▼▼▼

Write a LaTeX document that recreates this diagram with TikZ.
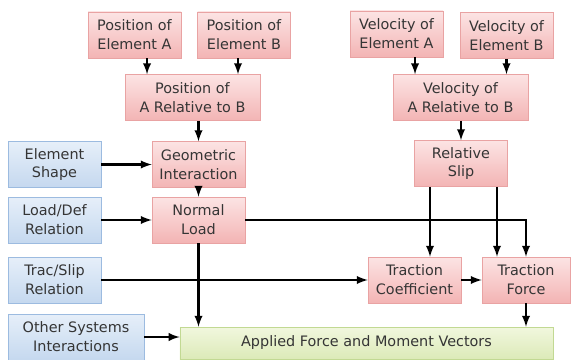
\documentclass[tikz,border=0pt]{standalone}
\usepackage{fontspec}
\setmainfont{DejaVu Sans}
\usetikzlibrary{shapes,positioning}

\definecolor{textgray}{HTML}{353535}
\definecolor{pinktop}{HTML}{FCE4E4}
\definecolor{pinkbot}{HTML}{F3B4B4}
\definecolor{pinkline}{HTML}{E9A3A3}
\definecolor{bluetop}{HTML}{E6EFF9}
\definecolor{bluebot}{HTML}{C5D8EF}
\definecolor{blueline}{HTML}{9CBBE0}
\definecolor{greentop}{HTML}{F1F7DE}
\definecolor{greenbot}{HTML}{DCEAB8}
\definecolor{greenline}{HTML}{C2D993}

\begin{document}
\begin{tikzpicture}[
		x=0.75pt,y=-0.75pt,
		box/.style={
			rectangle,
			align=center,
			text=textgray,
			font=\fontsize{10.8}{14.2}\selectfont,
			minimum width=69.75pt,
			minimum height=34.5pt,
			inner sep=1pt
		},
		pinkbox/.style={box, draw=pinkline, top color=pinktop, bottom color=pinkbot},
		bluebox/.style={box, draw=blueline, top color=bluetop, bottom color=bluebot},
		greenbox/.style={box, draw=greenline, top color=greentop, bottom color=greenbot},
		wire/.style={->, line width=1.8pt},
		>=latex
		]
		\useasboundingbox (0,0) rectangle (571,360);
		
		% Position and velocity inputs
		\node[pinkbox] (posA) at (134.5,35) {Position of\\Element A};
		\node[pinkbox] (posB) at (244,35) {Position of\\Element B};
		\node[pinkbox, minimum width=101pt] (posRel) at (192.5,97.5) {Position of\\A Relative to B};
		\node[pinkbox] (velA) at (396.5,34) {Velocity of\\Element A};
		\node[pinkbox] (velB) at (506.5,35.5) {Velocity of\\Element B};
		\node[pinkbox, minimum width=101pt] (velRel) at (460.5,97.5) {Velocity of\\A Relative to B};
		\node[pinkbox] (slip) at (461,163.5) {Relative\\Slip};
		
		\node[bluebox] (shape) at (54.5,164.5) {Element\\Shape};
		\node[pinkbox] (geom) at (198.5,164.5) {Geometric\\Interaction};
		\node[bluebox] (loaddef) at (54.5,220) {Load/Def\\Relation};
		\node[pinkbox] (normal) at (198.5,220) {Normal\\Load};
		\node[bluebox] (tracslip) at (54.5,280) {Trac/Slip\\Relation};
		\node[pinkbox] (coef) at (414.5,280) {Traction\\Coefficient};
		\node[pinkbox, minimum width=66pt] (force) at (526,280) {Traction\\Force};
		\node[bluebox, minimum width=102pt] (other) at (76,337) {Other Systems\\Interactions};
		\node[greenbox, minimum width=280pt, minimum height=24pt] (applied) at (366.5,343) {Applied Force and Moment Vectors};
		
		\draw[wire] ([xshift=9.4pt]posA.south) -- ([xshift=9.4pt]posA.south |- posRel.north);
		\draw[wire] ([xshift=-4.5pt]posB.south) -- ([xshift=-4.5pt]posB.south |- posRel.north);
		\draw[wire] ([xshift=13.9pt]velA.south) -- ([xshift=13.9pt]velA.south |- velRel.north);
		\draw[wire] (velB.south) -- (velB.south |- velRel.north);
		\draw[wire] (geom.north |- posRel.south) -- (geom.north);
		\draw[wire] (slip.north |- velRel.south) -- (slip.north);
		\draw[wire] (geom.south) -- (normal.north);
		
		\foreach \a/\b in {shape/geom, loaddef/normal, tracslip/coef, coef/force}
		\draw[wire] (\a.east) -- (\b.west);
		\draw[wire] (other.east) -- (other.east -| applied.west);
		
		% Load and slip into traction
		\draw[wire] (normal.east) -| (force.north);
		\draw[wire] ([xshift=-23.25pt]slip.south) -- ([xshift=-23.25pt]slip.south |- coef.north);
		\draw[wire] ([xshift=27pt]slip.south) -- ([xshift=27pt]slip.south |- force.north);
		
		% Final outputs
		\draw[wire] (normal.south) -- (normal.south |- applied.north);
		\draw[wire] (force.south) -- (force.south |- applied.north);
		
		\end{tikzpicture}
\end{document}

▲▲▲

## Task goal:
Every line above should be repeated exactly; pictures stay out of the copy.

## Task response:
Write a LaTeX document that recreates this diagram with TikZ.
\documentclass[tikz,border=0pt]{standalone}
\usepackage{fontspec}
\setmainfont{DejaVu Sans}
\usetikzlibrary{shapes,positioning}

\definecolor{textgray}{HTML}{353535}
\definecolor{pinktop}{HTML}{FCE4E4}
\definecolor{pinkbot}{HTML}{F3B4B4}
\definecolor{pinkline}{HTML}{E9A3A3}
\definecolor{bluetop}{HTML}{E6EFF9}
\definecolor{bluebot}{HTML}{C5D8EF}
\definecolor{blueline}{HTML}{9CBBE0}
\definecolor{greentop}{HTML}{F1F7DE}
\definecolor{greenbot}{HTML}{DCEAB8}
\definecolor{greenline}{HTML}{C2D993}

\begin{document}
\begin{tikzpicture}[
		x=0.75pt,y=-0.75pt,
		box/.style={
			rectangle,
			align=center,
			text=textgray,
			font=\fontsize{10.8}{14.2}\selectfont,
			minimum width=69.75pt,
			minimum height=34.5pt,
			inner sep=1pt
		},
		pinkbox/.style={box, draw=pinkline, top color=pinktop, bottom color=pinkbot},
		bluebox/.style={box, draw=blueline, top color=bluetop, bottom color=bluebot},
		greenbox/.style={box, draw=greenline, top color=greentop, bottom color=greenbot},
		wire/.style={->, line width=1.8pt},
		>=latex
		]
		\useasboundingbox (0,0) rectangle (571,360);
		
		% Position and velocity inputs
		\node[pinkbox] (posA) at (134.5,35) {Position of\\Element A};
		\node[pinkbox] (posB) at (244,35) {Position of\\Element B};
		\node[pinkbox, minimum width=101pt] (posRel) at (192.5,97.5) {Position of\\A Relative to B};
		\node[pinkbox] (velA) at (396.5,34) {Velocity of\\Element A};
		\node[pinkbox] (velB) at (506.5,35.5) {Velocity of\\Element B};
		\node[pinkbox, minimum width=101pt] (velRel) at (460.5,97.5) {Velocity of\\A Relative to B};
		\node[pinkbox] (slip) at (461,163.5) {Relative\\Slip};
		
		\node[bluebox] (shape) at (54.5,164.5) {Element\\Shape};
		\node[pinkbox] (geom) at (198.5,164.5) {Geometric\\Interaction};
		\node[bluebox] (loaddef) at (54.5,220) {Load/Def\\Relation};
		\node[pinkbox] (normal) at (198.5,220) {Normal\\Load};
		\node[bluebox] (tracslip) at (54.5,280) {Trac/Slip\\Relation};
		\node[pinkbox] (coef) at (414.5,280) {Traction\\Coefficient};
		\node[pinkbox, minimum width=66pt] (force) at (526,280) {Traction\\Force};
		\node[bluebox, minimum width=102pt] (other) at (76,337) {Other Systems\\Interactions};
		\node[greenbox, minimum width=280pt, minimum height=24pt] (applied) at (366.5,343) {Applied Force and Moment Vectors};
		
		\draw[wire] ([xshift=9.4pt]posA.south) -- ([xshift=9.4pt]posA.south |- posRel.north);
		\draw[wire] ([xshift=-4.5pt]posB.south) -- ([xshift=-4.5pt]posB.south |- posRel.north);
		\draw[wire] ([xshift=13.9pt]velA.south) -- ([xshift=13.9pt]velA.south |- velRel.north);
		\draw[wire] (velB.south) -- (velB.south |- velRel.north);
		\draw[wire] (geom.north |- posRel.south) -- (geom.north);
		\draw[wire] (slip.north |- velRel.south) -- (slip.north);
		\draw[wire] (geom.south) -- (normal.north);
		
		\foreach \a/\b in {shape/geom, loaddef/normal, tracslip/coef, coef/force}
		\draw[wire] (\a.east) -- (\b.west);
		\draw[wire] (other.east) -- (other.east -| applied.west);
		
		% Load and slip into traction
		\draw[wire] (normal.east) -| (force.north);
		\draw[wire] ([xshift=-23.25pt]slip.south) -- ([xshift=-23.25pt]slip.south |- coef.north);
		\draw[wire] ([xshift=27pt]slip.south) -- ([xshift=27pt]slip.south |- force.north);
		
		% Final outputs
		\draw[wire] (normal.south) -- (normal.south |- applied.north);
		\draw[wire] (force.south) -- (force.south |- applied.north);
		
		\end{tikzpicture}
\end{document}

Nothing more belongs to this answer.